* Stated goal
Begin with the first line and repeat exactly through the line containing "import numpy as np"; leave every image out.

-------- Material

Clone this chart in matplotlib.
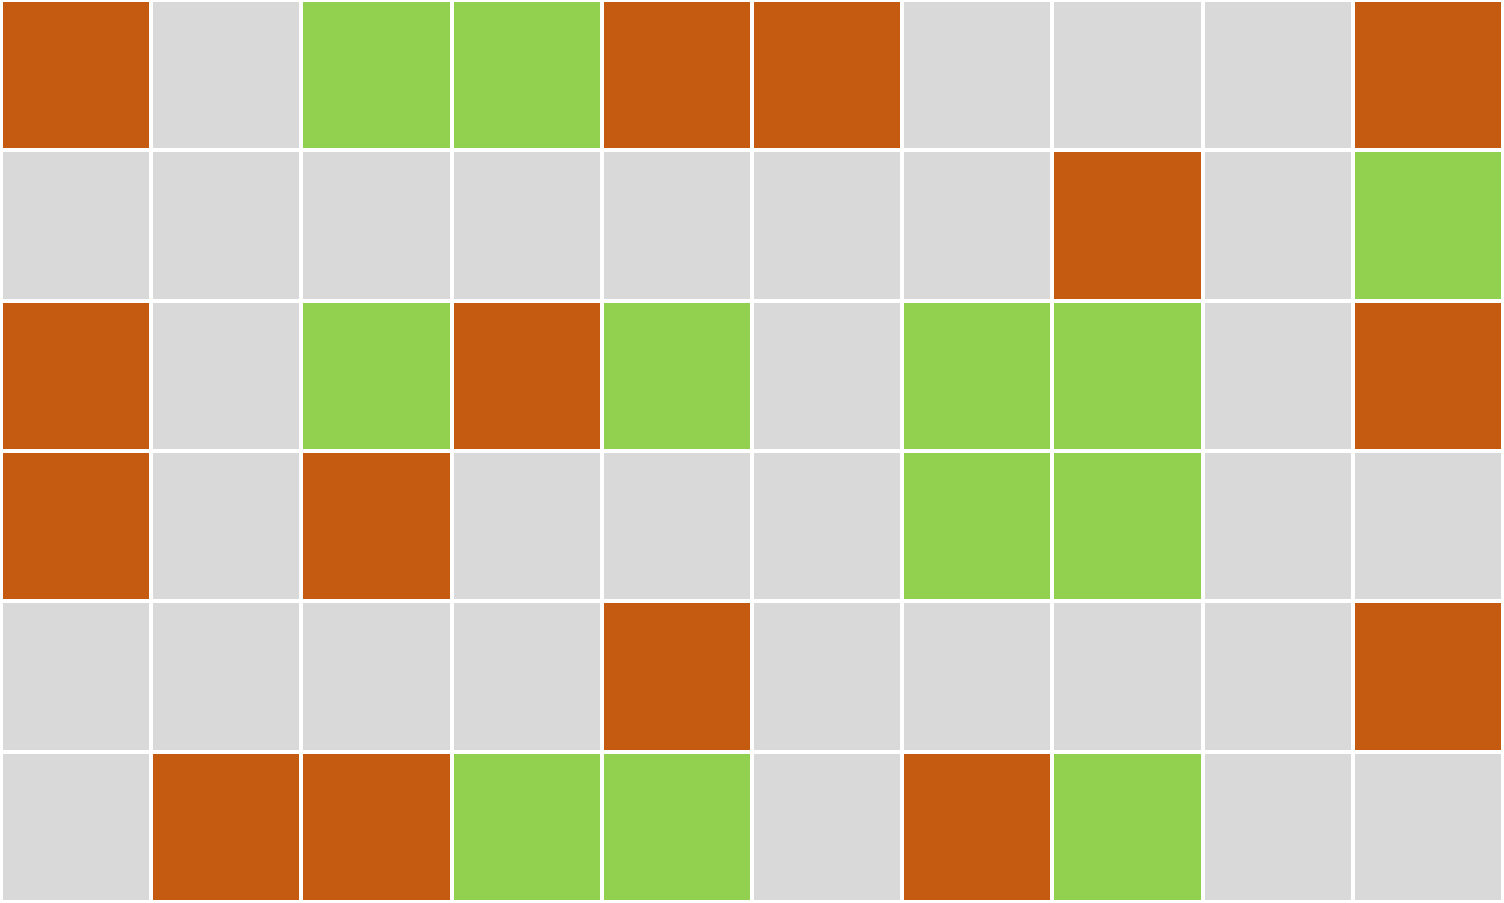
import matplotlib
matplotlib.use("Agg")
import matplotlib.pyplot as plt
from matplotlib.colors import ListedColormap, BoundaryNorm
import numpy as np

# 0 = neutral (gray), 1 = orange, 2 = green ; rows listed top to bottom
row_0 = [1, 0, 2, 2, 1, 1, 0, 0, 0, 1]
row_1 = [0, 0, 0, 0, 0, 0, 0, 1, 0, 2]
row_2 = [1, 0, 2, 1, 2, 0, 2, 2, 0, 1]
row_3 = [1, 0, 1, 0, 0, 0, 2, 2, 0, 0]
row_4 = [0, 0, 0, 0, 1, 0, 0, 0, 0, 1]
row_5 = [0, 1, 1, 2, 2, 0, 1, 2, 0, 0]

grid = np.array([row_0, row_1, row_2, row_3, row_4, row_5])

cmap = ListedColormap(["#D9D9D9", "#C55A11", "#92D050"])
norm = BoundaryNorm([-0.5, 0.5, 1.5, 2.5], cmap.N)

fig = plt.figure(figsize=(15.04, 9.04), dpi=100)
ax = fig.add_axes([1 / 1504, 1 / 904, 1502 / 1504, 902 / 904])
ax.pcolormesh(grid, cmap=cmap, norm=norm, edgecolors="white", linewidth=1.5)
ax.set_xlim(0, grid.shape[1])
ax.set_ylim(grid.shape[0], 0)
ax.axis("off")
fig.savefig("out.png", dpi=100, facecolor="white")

----------------

* Result of this exercise
Clone this chart in matplotlib.
import matplotlib
matplotlib.use("Agg")
import matplotlib.pyplot as plt
from matplotlib.colors import ListedColormap, BoundaryNorm
import numpy as np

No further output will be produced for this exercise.